Exercise:
Print only the lines from the top of the data through the line with "(0,0) rectangle (1159,1007);", both included, skipping every picture.

____

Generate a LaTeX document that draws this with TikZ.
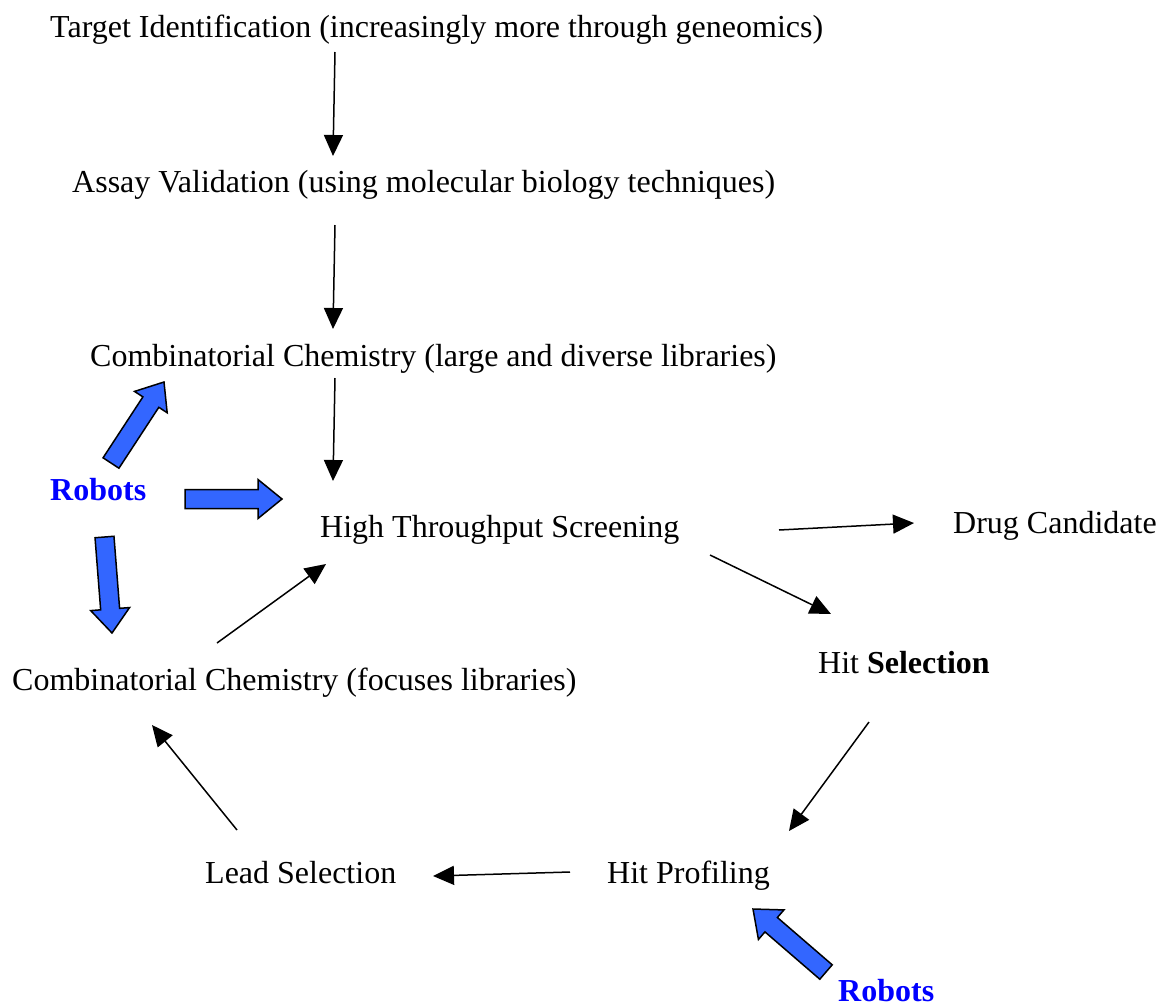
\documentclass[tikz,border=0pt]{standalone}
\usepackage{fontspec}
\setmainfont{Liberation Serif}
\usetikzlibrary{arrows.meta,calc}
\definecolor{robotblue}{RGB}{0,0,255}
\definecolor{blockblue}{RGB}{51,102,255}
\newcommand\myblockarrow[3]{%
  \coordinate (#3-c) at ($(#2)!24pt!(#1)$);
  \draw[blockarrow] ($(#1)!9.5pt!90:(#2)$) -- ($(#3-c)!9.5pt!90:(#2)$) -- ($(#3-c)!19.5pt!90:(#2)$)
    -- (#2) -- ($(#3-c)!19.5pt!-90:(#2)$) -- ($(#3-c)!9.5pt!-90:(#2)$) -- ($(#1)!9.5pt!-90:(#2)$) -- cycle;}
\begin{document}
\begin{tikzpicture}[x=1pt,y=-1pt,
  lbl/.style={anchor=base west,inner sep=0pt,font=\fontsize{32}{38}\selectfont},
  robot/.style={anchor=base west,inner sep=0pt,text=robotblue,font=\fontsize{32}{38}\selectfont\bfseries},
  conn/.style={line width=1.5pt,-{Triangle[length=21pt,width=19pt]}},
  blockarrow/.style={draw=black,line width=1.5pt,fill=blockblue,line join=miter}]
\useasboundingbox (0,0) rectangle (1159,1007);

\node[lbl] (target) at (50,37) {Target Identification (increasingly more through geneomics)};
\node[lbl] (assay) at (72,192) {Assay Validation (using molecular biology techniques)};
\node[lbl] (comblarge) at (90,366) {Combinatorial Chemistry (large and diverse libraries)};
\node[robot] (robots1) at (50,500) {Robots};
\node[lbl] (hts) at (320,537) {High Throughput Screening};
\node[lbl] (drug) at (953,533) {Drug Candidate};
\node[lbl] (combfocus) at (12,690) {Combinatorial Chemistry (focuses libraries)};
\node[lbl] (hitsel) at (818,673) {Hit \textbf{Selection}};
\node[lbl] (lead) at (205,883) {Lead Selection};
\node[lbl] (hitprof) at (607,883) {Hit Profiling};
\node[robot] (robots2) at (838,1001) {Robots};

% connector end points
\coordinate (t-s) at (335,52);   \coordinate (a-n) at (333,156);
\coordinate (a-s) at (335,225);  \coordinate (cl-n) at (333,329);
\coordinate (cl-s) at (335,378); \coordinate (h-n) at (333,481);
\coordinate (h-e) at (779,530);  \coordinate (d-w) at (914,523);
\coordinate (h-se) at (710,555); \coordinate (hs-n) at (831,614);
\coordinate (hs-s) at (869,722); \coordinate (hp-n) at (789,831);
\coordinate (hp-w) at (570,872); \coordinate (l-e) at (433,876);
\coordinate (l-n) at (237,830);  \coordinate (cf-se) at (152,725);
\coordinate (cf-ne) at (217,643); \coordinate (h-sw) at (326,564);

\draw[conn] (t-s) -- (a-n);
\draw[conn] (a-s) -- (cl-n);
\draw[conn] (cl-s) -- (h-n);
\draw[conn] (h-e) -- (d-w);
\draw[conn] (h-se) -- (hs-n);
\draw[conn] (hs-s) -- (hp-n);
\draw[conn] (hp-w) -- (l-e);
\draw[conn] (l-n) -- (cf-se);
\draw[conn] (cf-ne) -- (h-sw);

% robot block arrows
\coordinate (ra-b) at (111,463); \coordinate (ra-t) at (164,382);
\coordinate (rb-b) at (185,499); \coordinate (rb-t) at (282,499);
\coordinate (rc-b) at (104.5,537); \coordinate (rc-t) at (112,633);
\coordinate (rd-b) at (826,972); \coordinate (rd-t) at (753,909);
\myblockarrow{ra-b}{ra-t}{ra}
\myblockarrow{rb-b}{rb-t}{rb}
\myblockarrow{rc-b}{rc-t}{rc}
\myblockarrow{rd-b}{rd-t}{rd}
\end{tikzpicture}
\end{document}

____

Right answer:
Generate a LaTeX document that draws this with TikZ.
\documentclass[tikz,border=0pt]{standalone}
\usepackage{fontspec}
\setmainfont{Liberation Serif}
\usetikzlibrary{arrows.meta,calc}
\definecolor{robotblue}{RGB}{0,0,255}
\definecolor{blockblue}{RGB}{51,102,255}
\newcommand\myblockarrow[3]{%
  \coordinate (#3-c) at ($(#2)!24pt!(#1)$);
  \draw[blockarrow] ($(#1)!9.5pt!90:(#2)$) -- ($(#3-c)!9.5pt!90:(#2)$) -- ($(#3-c)!19.5pt!90:(#2)$)
    -- (#2) -- ($(#3-c)!19.5pt!-90:(#2)$) -- ($(#3-c)!9.5pt!-90:(#2)$) -- ($(#1)!9.5pt!-90:(#2)$) -- cycle;}
\begin{document}
\begin{tikzpicture}[x=1pt,y=-1pt,
  lbl/.style={anchor=base west,inner sep=0pt,font=\fontsize{32}{38}\selectfont},
  robot/.style={anchor=base west,inner sep=0pt,text=robotblue,font=\fontsize{32}{38}\selectfont\bfseries},
  conn/.style={line width=1.5pt,-{Triangle[length=21pt,width=19pt]}},
  blockarrow/.style={draw=black,line width=1.5pt,fill=blockblue,line join=miter}]
\useasboundingbox (0,0) rectangle (1159,1007);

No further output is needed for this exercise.